As nations across the world struggle to curtail the Islamic State group's online recruitment, another extremist organization has emerged as a threat to teenagers: al-Shabab. The al Qaeda-linked militant group has been allegedly expanding its efforts and techniques to recruit youth to travel to its base in Somalia, worrying experts in places like Australia and Denmark, news.com.au reported Wednesday.

"It's a story of estrangement. These young people feel estranged from the society we feel so proud of," Søren Steen Jespersen, a Danish director who filmed a 2014 documentary about radicalization, told news.com.au. "They get inspired. They get the fire inside them. It’s a propaganda machine to make them really firm in their belief. They need to be to fight this war.”
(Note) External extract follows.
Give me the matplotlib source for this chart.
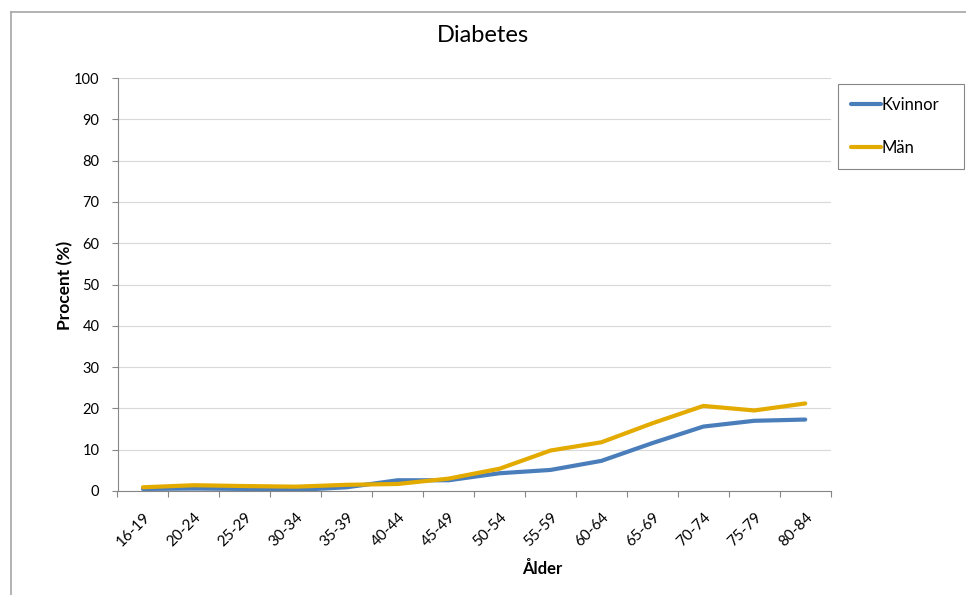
import matplotlib.pyplot as plt
from matplotlib.lines import Line2D

plt.rcParams['font.family'] = ['Lato', 'DejaVu Sans']

# age groups and share with diabetes (%)
ages = ['16-19', '20-24', '25-29', '30-34', '35-39', '40-44', '45-49',
        '50-54', '55-59', '60-64', '65-69', '70-74', '75-79', '80-84']
kvinnor = [0.5, 0.6, 0.5, 0.25, 0.9, 2.6, 2.6, 4.3, 5.1, 7.3, 11.6, 15.6, 17.0, 17.3]
man = [0.9, 1.4, 1.2, 1.05, 1.5, 1.7, 3.0, 5.4, 9.8, 11.8, 16.4, 20.6, 19.5, 21.2]
yticks = list(range(0, 101, 10))

blue = '#4a7ebb'
gold = '#e3aa00'
grey = '#868686'

fig = plt.figure(figsize=(9.66, 5.95), dpi=100)
ax = fig.add_axes([117.5 / 966, 1 - 491 / 595, (830.7 - 117.5) / 966, (491 - 78) / 595])

x = range(len(ages))
ax.plot(x, kvinnor, color=blue, lw=3, solid_capstyle='round', label='Kvinnor')
ax.plot(x, man, color=gold, lw=3, solid_capstyle='round', label='Män')

ax.set_xlim(-0.5, len(ages) - 0.5)
ax.set_ylim(0, 100)
ax.set_yticks(yticks)
ax.yaxis.grid(True, color='#d9d9d9', lw=0.8)
ax.set_axisbelow(True)

ax.set_xticks(list(x))
ax.set_xticklabels(ages, rotation=45, ha='right', va='top', rotation_mode='anchor')
ax.set_xticks([i - 0.5 for i in range(len(ages) + 1)], minor=True)
ax.tick_params(axis='x', which='major', length=0, pad=14, labelsize=11)
ax.tick_params(axis='x', which='minor', length=4, color=grey, width=0.8)
ax.tick_params(axis='y', length=4, color=grey, width=0.8, pad=9, labelsize=10.5)

for s in ['top', 'right']:
    ax.spines[s].set_visible(False)
for s in ['left', 'bottom']:
    ax.spines[s].set_color(grey)
    ax.spines[s].set_linewidth(0.8)

fig.text(483 / 966, 1 - 35 / 595, 'Diabetes', ha='center', va='center', fontsize=17)
fig.text(542 / 966, 1 - 569 / 595, 'Ålder', ha='center', va='center',
         fontsize=12, fontweight='bold')
fig.text(65 / 966, 1 - 285 / 595, 'Procent (%)', ha='center', va='center',
         rotation=90, fontsize=12.5, fontweight='bold')

leg = fig.legend(loc='upper left', bbox_to_anchor=(838 / 966, 1 - 84 / 595 - 0.01, 126 / 966, 0.01),
                 mode='expand', borderaxespad=0, fontsize=12, handlelength=1.75,
                 handletextpad=0.05, labelspacing=1.6, borderpad=0.8,
                 fancybox=False, framealpha=1, edgecolor=grey)
leg.get_frame().set_linewidth(0.8)

# outer chart border (only left and top edges fall inside the image)
fig.add_artist(Line2D([11 / 966, 11 / 966], [0, 1 - 12 / 595], color='#a6a6a6', lw=1.2))
fig.add_artist(Line2D([11 / 966, 1], [1 - 12 / 595, 1 - 12 / 595], color='#a6a6a6', lw=1.2))

fig.savefig('out.png', dpi=100)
Al-Shabab, or "the Youth," organized in 2006 with the goal of changing Somalia into a fundamentalist Muslim society. Estimates of the group's size have ranged from 200 to 9,000, foreign recruits included. It's claimed responsibility for several attacks, such as the 2013 Westgate Shopping Mall shooting that killed 67 in Nairobi, Kenya, and the Garissa University College massacre in Garissa, Kenya, killing 147 people and injuring 79 or more.

The militants have also become known for their recruitment, Fast Company reported. They, like members of ISIS, use social media sites like Twitter, Facebook and YouTube to connect with potential new members. At least 50 Americans have left the states to join the fight in Somalia, many of them from the Minneapolis-St. Paul area, home to the largest Somali population in the United States. Dozens of citizens from Kenya and Australia have also linked up with al-Shabab, the BBC reported.

An unnamed spokesperson from the Somali Australian Council of Victoria told news.com.au that young people may be enlisting with the group because they can't find jobs. Australia's youth unemployment rate was about 13 percent in July.

"Particularly with boys, young people aren’t getting jobs; there’s discrimination in the jobs market. It’s making them very disappointed," the source said. “Then they have a lot of idle time, and if someone feels they’re not welcome in their country and someone on social media says, 'You don’t belong in Australia. You belong in Somalia,' that’s how it happens.”

The council was reportedly weighing different methods of combating al-Shabab's recruitment offensive.